News · OpenAI splits Codex billing from ChatGPT seats with token-based pricing
OpenAI splits Codex billing from ChatGPT seats with token-based pricing
A pay-as-you-go Codex seat, token metering, and a quiet reversal for Business plans reshape how teams pay to put a coding agent in front of engineers.
What OpenAI actually changed
The core move is a billing split. Teams on ChatGPT Business and Enterprise can now add Codex-only seats that carry no fixed seat fee and are billed on token consumption instead. Those Codex-only seats also carry no rate limits, which is the trade OpenAI is making: you stop paying for a seat you may barely use, and start paying for exactly the tokens you burn.
That distinguishes two paths. Standard ChatGPT Business seats still include Codex usage but keep usage limits, and OpenAI lowered that annual price from $25 to $20 per seat. Codex-only seats remove the ceiling and the flat fee, trading predictability for metered cost visibility. OpenAI frames this as clarity — 'a clearer view of how usage turns into spend' — which matters when a coding agent's cost scales with how hard engineers lean on it.
The reversal buried in the update note
The most revealing detail is the June 24 update stapled to the top of an April announcement: new Codex pay-as-you-go seats are no longer available for Business plans, though existing seats keep working. So the flexible-pricing option that headlines this post was withdrawn from one of its two named audiences within roughly three months.
Read plainly, the metered model survives for Enterprise and grandfathered Business customers but is closed to new Business signups. That suggests token-based, unlimited Codex access behaved differently than a flat seat fee at Business scale — the kind of pattern where uncapped consumption on a coding agent produces bills that don't fit the plan it was sold under. OpenAI didn't explain the reversal, but the timing tells engineering leads to plan around Enterprise, not Business, if metered Codex is the goal.
The adoption push aimed at frontend and product engineering
OpenAI is pairing pricing changes with distribution. The recommended entry point is the Codex app for macOS and Windows, and two new capabilities — Plugins and Automations — are positioned to connect Codex to systems teams already run. For frontend teams, that connection layer is where a coding agent stops being a chat window and starts touching the build tools, design systems, and CI paths where day-to-day work lives.
There is also a direct financial nudge: eligible Business workspaces can receive $100 in credits per new Codex-only member who joins and starts using Codex, capped at $500 per team, for a limited time. The stated growth backdrop is a 6x increase in Codex users inside ChatGPT Business and Enterprise since January, against more than 2 million weekly Codex builders and 9 million paying business users overall.

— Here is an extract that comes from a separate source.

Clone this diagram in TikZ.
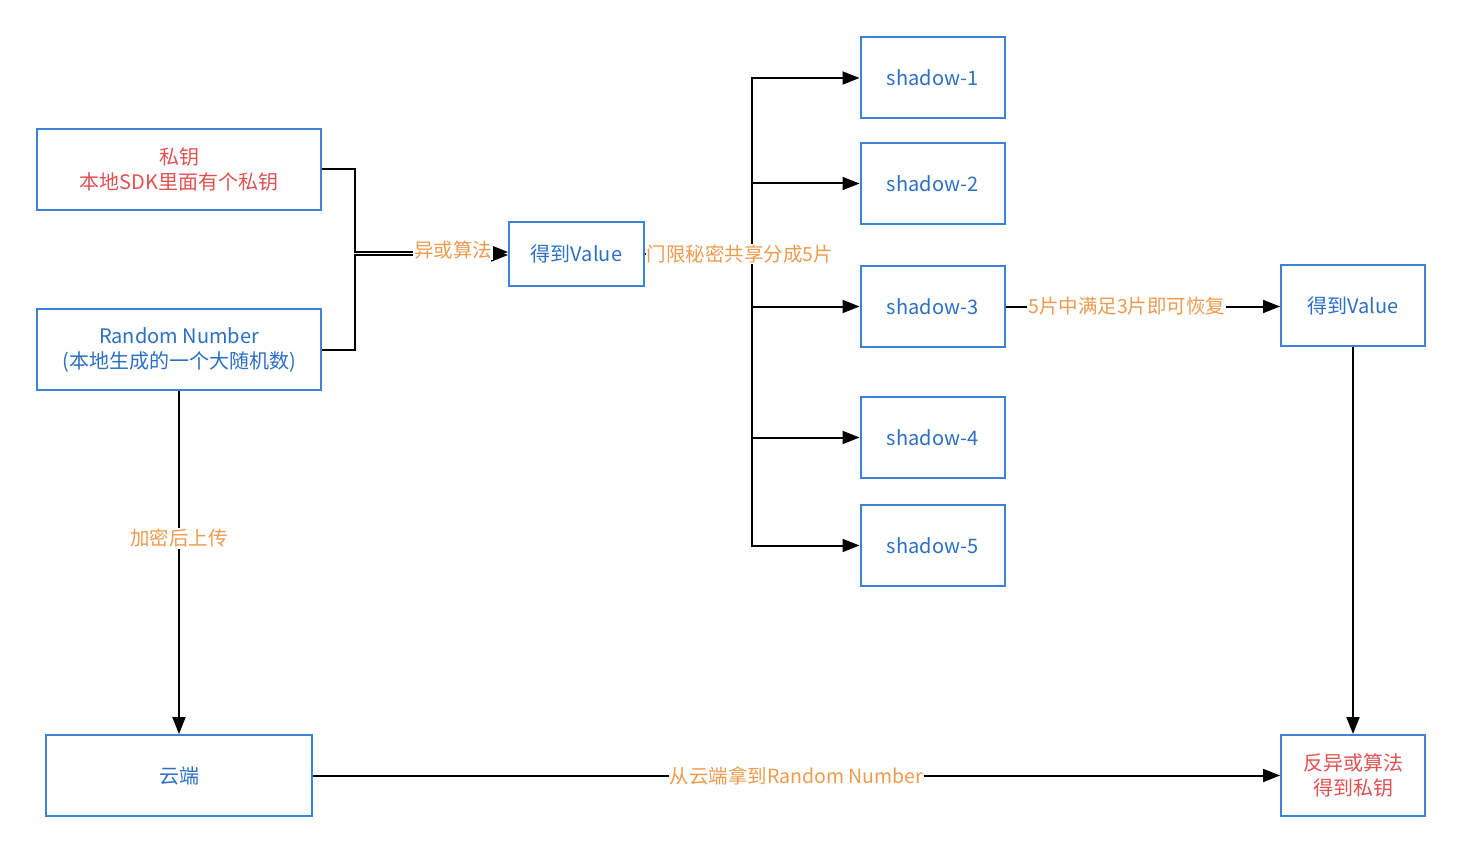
\documentclass[tikz,border=0pt]{standalone}
\usepackage{fontspec}
\setmainfont{Noto Sans CJK SC}
\usetikzlibrary{arrows.meta}
\definecolor{boxblue}{HTML}{3A83D6}
\definecolor{txtblue}{HTML}{2B70C4}
\definecolor{txtred}{HTML}{E05252}
\definecolor{txtorange}{HTML}{EE9B50}
\tikzset{
  bx/.style={draw=boxblue, line width=2pt, fill=white, minimum width=#1, minimum height=81pt, inner sep=0pt, align=center, font=\fontsize{20}{25}\selectfont, text=txtblue},
  bx/.default=144pt,
  conn/.style={draw=black, line width=2pt},
  arr/.style={conn, -{Triangle[length=17pt,width=13pt]}},
  lbl/.style={fill=white, inner sep=1pt, text=txtorange, font=\fontsize{19.5}{25}\selectfont},
}
\begin{document}
\begin{tikzpicture}[x=1pt,y=-1pt]
\useasboundingbox (0,0) rectangle (1462,853);
% boxes
\node[bx=284pt, text=txtred] (pk) at (179,169.5) {私钥\\本地SDK里面有个私钥};
\node[bx=284pt] (rn) at (179,349.5) {Random Number\\(本地生成的一个大随机数)};
\node[bx=135pt, minimum height=64pt] (v1) at (576.5,254) {得到Value};
\node[bx] (s1) at (932.5,78) {shadow-1};
\node[bx] (s2) at (932.5,183.5) {shadow-2};
\node[bx] (s3) at (932.5,306.5) {shadow-3};
\node[bx] (s4) at (932.5,437.5) {shadow-4};
\node[bx] (s5) at (932.5,545.5) {shadow-5};
\node[bx] (v2) at (1353,305.5) {得到Value};
\node[bx=266pt] (cloud) at (179,775.5) {云端};
\node[bx, text=txtred] (rev) at (1353,775.5) {反异或算法\\得到私钥};
% coordinates
\coordinate (j1) at (355,252);
\coordinate (j2) at (355,255);
\coordinate (sp) at (752,254);
% xor merge
\draw[arr] (pk.east) -| (j1) -- (j1 -| v1.west);
\draw[arr] (rn.east) -| (j2) -- (j2 -| v1.west);
\node[lbl] (xl) at (453,250) {异或算法};
% split
\draw[conn] (v1.east) -- (sp);
\draw[arr] (sp) |- (s1.west);
\draw[arr] (sp) |- (s2.west);
\draw[arr] (sp) |- (s3.west);
\draw[arr] (sp) |- (s4.west);
\draw[arr] (sp) |- (s5.west);
\node[lbl] (sl) at (740,254) {门限秘密共享分成5片};
% recover
\draw[arr] (s3.east) -- (s3.east -| v2.west) node[lbl, midway, xshift=-16pt] (rl) {5片中满足3片即可恢复};
\draw[arr] (v2.south) -- (rev.north);
\draw[arr] (rn.south) -- (cloud.north) node[lbl, pos=0.43] (ul) {加密后上传};
\draw[arr] (cloud.east) -- (rev.west) node[lbl, pos=0.5] (cl) {从云端拿到Random Number};
\end{tikzpicture}
\end{document}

What a metered coding agent means for how frontend teams pilot AI
The design goal OpenAI states is letting small groups 'begin pilots, prove value in a few critical workflows, and easily expand from there.' Token billing suits that shape: a two-person pilot on a component-library migration or a test-generation workflow can prove value without committing a whole team to seats. But the June reversal complicates the promise — the frictionless pilot path is now the Enterprise path, and Business teams that didn't already claim seats can't start there.
The practical implication is to treat Codex cost as a usage line, not a headcount line, and to instrument it accordingly. Named customers like Notion, Ramp, Braintrust, and Wasmer are cited for faster execution and more repeatable workflows; the repeatability is what makes token spend forecastable. For a frontend team, the question isn't whether unlimited Codex access helps — it's whether your workflows are structured enough that metered usage stays legible before an uncapped agent quietly becomes your largest AI invoice.